◆ **Work to be completed**
Return the lines that follow, exactly as they appear, from the first through the one containing "const rightTicks = [0, 1, 2, 3];"; no pictures are to be included.

— start of Records provided —

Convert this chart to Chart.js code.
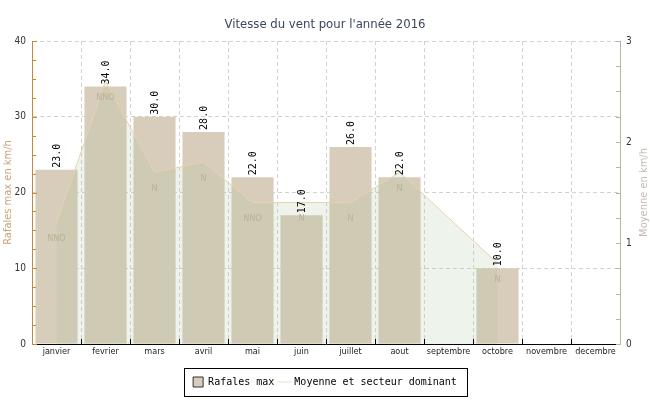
<!DOCTYPE html>
<html>
<head>
<meta charset="utf-8">
<script src="https://cdn.jsdelivr.net/npm/chart.js@4"></script>
<style>
  html, body { margin: 0; padding: 0; background: #fff; }
  #wrap { width: 650px; height: 400px; }
</style>
</head>
<body>
<div id="wrap"><canvas id="windChart"></canvas></div>
<script>
// Data
const months = ['janvier', 'fevrier', 'mars', 'avril', 'mai', 'juin', 'juillet', 'aout', 'septembre', 'octobre', 'novembre', 'decembre'];
const gustMax = [23, 34, 30, 28, 22, 17, 26, 22, null, 10, null, null];      // km/h, left axis
const avgSpeed = [1.2, 2.6, 1.7, 1.8, 1.4, 1.4, 1.4, 1.7, 1.25, 0.8, null, null]; // km/h, right axis
const sectors = ['NNO', 'NNO', 'N', 'N', 'NNO', 'N', 'N', 'N', null, 'N', null, null];
const leftTicks = [0, 10, 20, 30, 40];
const rightTicks = [0, 1, 2, 3];

const titleText = "Vitesse du vent pour l'année 2016";
const leftTitle = 'Rafales max en km/h';
const rightTitle = 'Moyenne en km/h';

const condensed = "'DejaVu Sans Condensed', 'Liberation Sans Narrow', 'DejaVu Sans', sans-serif";
const mono = "'DejaVu Sans Mono', 'Liberation Mono', monospace";

const gridDash = [4, 3];
const gridColor = '#d2d2d2';

// little inward ticks on the axes, value labels, sector labels, legend frame
const extras = {
  id: 'extras',
  afterDraw(chart) {
    const ctx = chart.ctx;
    const x = chart.scales.x, yL = chart.scales.y, yR = chart.scales.y2;
    ctx.save();

    // left axis ticks (inward)
    ctx.lineWidth = 1;
    ctx.strokeStyle = '#c8883a';
    yL.ticks.forEach(t => {
      const py = Math.round(yL.getPixelForValue(t.value)) + 0.5;
      const len = leftTicks.includes(t.value) ? 5 : 4;
      ctx.beginPath();
      ctx.moveTo(yL.right, py);
      ctx.lineTo(yL.right + len, py);
      ctx.stroke();
    });

    // right axis ticks (inward)
    ctx.strokeStyle = '#bab3a0';
    yR.ticks.forEach(t => {
      const py = Math.round(yR.getPixelForValue(t.value)) + 0.5;
      ctx.beginPath();
      ctx.moveTo(yR.left, py);
      ctx.lineTo(yR.left - 4, py);
      ctx.stroke();
    });

    // x axis ticks at category boundaries (inward)
    ctx.strokeStyle = '#000';
    const step = x.width / months.length;
    for (let i = 1; i < months.length; i++) {
      const px = Math.round(x.left + i * step) + 0.5;
      ctx.beginPath();
      ctx.moveTo(px, x.top);
      ctx.lineTo(px, x.top - 5);
      ctx.stroke();
    }

    // right axis title, reading bottom to top
    ctx.fillStyle = '#c2bbab';
    ctx.font = '11px ' + condensed;
    ctx.textAlign = 'center';
    ctx.textBaseline = 'middle';
    ctx.translate(644, (yR.top + yR.bottom) / 2);
    ctx.rotate(-Math.PI / 2);
    ctx.fillText(rightTitle, 0, 0);
    ctx.setTransform(1, 0, 0, 1, 0, 0);

    // bar value labels, rotated
    const barMeta = chart.getDatasetMeta(0);
    ctx.fillStyle = '#000';
    ctx.font = '10px ' + mono;
    ctx.textAlign = 'left';
    ctx.textBaseline = 'middle';
    barMeta.data.forEach((bar, i) => {
      if (gustMax[i] == null) return;
      ctx.save();
      ctx.translate(bar.x + 1, bar.y - 2);
      ctx.rotate(-Math.PI / 2);
      ctx.fillText(gustMax[i].toFixed(1), 0, 0);
      ctx.restore();
    });

    // dominant sector under each point of the line
    const lineMeta = chart.getDatasetMeta(1);
    ctx.fillStyle = '#bdb094';
    ctx.font = '9px ' + condensed;
    ctx.textAlign = 'center';
    lineMeta.data.forEach((pt, i) => {
      if (!sectors[i] || avgSpeed[i] == null) return;
      ctx.fillText(sectors[i], pt.x, pt.y + 16);
    });

    // legend frame
    const lg = chart.legend;
    if (lg && lg.legendHitBoxes.length) {
      const hb = lg.legendHitBoxes;
      const l = Math.round(Math.min(...hb.map(h => h.left)) - 9) + 0.5;
      const r = Math.round(Math.max(...hb.map(h => h.left + h.width)) + 10) + 0.5;
      const cy = hb[0].top + hb[0].height / 2;
      const t = Math.round(cy - 14) + 0.5;
      ctx.strokeStyle = '#000';
      ctx.strokeRect(l, t, r - l, 28);
    }
    ctx.restore();
  }
};

new Chart(document.getElementById('windChart'), {
  data: {
    labels: months,
    datasets: [
      {
        type: 'bar',
        label: 'Rafales max',
        data: gustMax,
        yAxisID: 'y',
        backgroundColor: '#d8ccba',
        borderWidth: 0,
        barPercentage: 0.86,
        categoryPercentage: 1,
        pointStyle: 'rect',
        order: 1,
      },
      {
        type: 'line',
        label: 'Moyenne et secteur dominant',
        data: avgSpeed,
        yAxisID: 'y2',
        borderColor: '#e6d3b0',
        borderWidth: 1,
        backgroundColor: 'rgba(160, 195, 150, 0.18)',
        fill: 'origin',
        tension: 0,
        pointRadius: 0,
        pointStyle: 'line',
        order: 0,
      },
    ],
  },
  options: {
    responsive: true,
    maintainAspectRatio: false,
    animation: false,
    layout: { padding: { left: 0, right: 0, top: 0, bottom: 3 } },
    scales: {
      x: {
        z: 1,
        offset: true,
        grid: {
          offset: true,
          drawTicks: false,
          color: c => (c.index === 0 || c.index === months.length) ? 'rgba(0,0,0,0)' : gridColor,
        },
        border: { color: '#000', width: 1, dash: gridDash },
        ticks: {
          autoSkip: false,
          maxRotation: 0,
          padding: 2,
          color: '#222',
          font: { family: condensed, size: 9 },
        },
        afterFit: s => { s.height = 28; },
      },
      y: {
        z: 1,
        position: 'left',
        min: 0,
        max: 40,
        grid: {
          drawTicks: false,
          color: c => (c.tick && c.tick.value > 0 && leftTicks.includes(c.tick.value)) ? gridColor : 'rgba(0,0,0,0)',
        },
        border: { color: '#c8883a', width: 1, dash: gridDash },
        ticks: {
          stepSize: 2.5,
          maxTicksLimit: 50,
          autoSkip: false,
          padding: 6,
          color: '#333',
          font: { family: condensed, size: 10 },
          callback: v => leftTicks.includes(v) ? v : '',
        },
        title: {
          display: true,
          text: leftTitle,
          color: '#c9a377',
          font: { family: condensed, size: 11 },
          padding: { top: 2, bottom: 0 },
        },
        afterFit: s => { s.width = 32; },
      },
      y2: {
        z: 1,
        position: 'right',
        min: 0,
        max: 3,
        grid: { display: false, drawTicks: false },
        border: { color: '#bab3a0', width: 1 },
        ticks: {
          stepSize: 0.25,
          maxTicksLimit: 50,
          autoSkip: false,
          padding: 6,
          color: '#333',
          font: { family: condensed, size: 10 },
          callback: v => rightTicks.includes(v) ? v : '',
        },
        afterFit: s => { s.width = 30; },
      },
    },
    plugins: {
      title: {
        display: true,
        text: titleText,
        color: '#3b4660',
        font: { family: condensed, size: 13, weight: 'normal', lineHeight: 1.2 },
        padding: { top: 17, bottom: 8.4 },
      },
      legend: {
        position: 'bottom',
        labels: {
          usePointStyle: true,
          boxWidth: 10,
          boxHeight: 10,
          padding: 5,
          color: '#000',
          font: { family: mono, size: 10 },
          sort: (a, b) => a.datasetIndex - b.datasetIndex,
          generateLabels: chart => chart.data.datasets.map((ds, i) => ({
            text: ds.label,
            datasetIndex: i,
            fillStyle: i === 0 ? '#d8ccba' : '#e6d3b0',
            strokeStyle: i === 0 ? '#333' : '#ece0c8',
            lineWidth: 1,
            pointStyle: ds.pointStyle,
            hidden: false,
          })),
        },
      },
      tooltip: { enabled: false },
    },
  },
  plugins: [extras],
});
</script>
</body>
</html>
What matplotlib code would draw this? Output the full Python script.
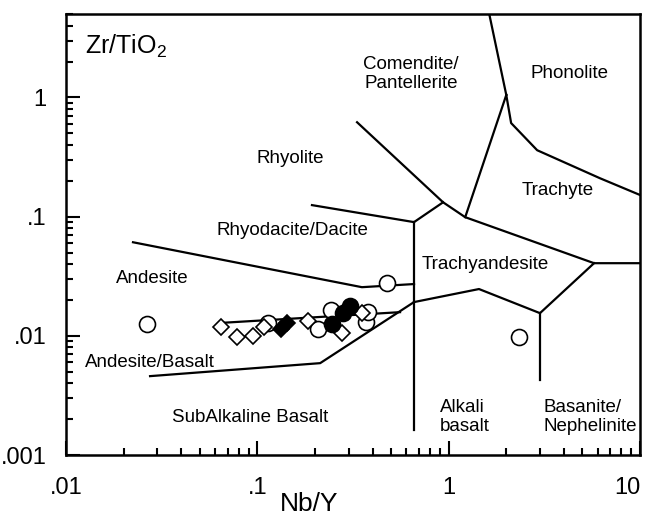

— end of Records provided —

◆ **Response**
Convert this chart to Chart.js code.
<!DOCTYPE html>
<html>
<head>
<meta charset="utf-8">
<script src="https://cdn.jsdelivr.net/npm/chart.js@4"></script>
<style>
  html, body { margin: 0; padding: 0; background: #fff; }
  #wrap { width: 650px; height: 400px; }
</style>
</head>
<body>
<div id="wrap"><canvas id="windChart"></canvas></div>
<script>
// Data
const months = ['janvier', 'fevrier', 'mars', 'avril', 'mai', 'juin', 'juillet', 'aout', 'septembre', 'octobre', 'novembre', 'decembre'];
const gustMax = [23, 34, 30, 28, 22, 17, 26, 22, null, 10, null, null];      // km/h, left axis
const avgSpeed = [1.2, 2.6, 1.7, 1.8, 1.4, 1.4, 1.4, 1.7, 1.25, 0.8, null, null]; // km/h, right axis
const sectors = ['NNO', 'NNO', 'N', 'N', 'NNO', 'N', 'N', 'N', null, 'N', null, null];
const leftTicks = [0, 10, 20, 30, 40];
const rightTicks = [0, 1, 2, 3];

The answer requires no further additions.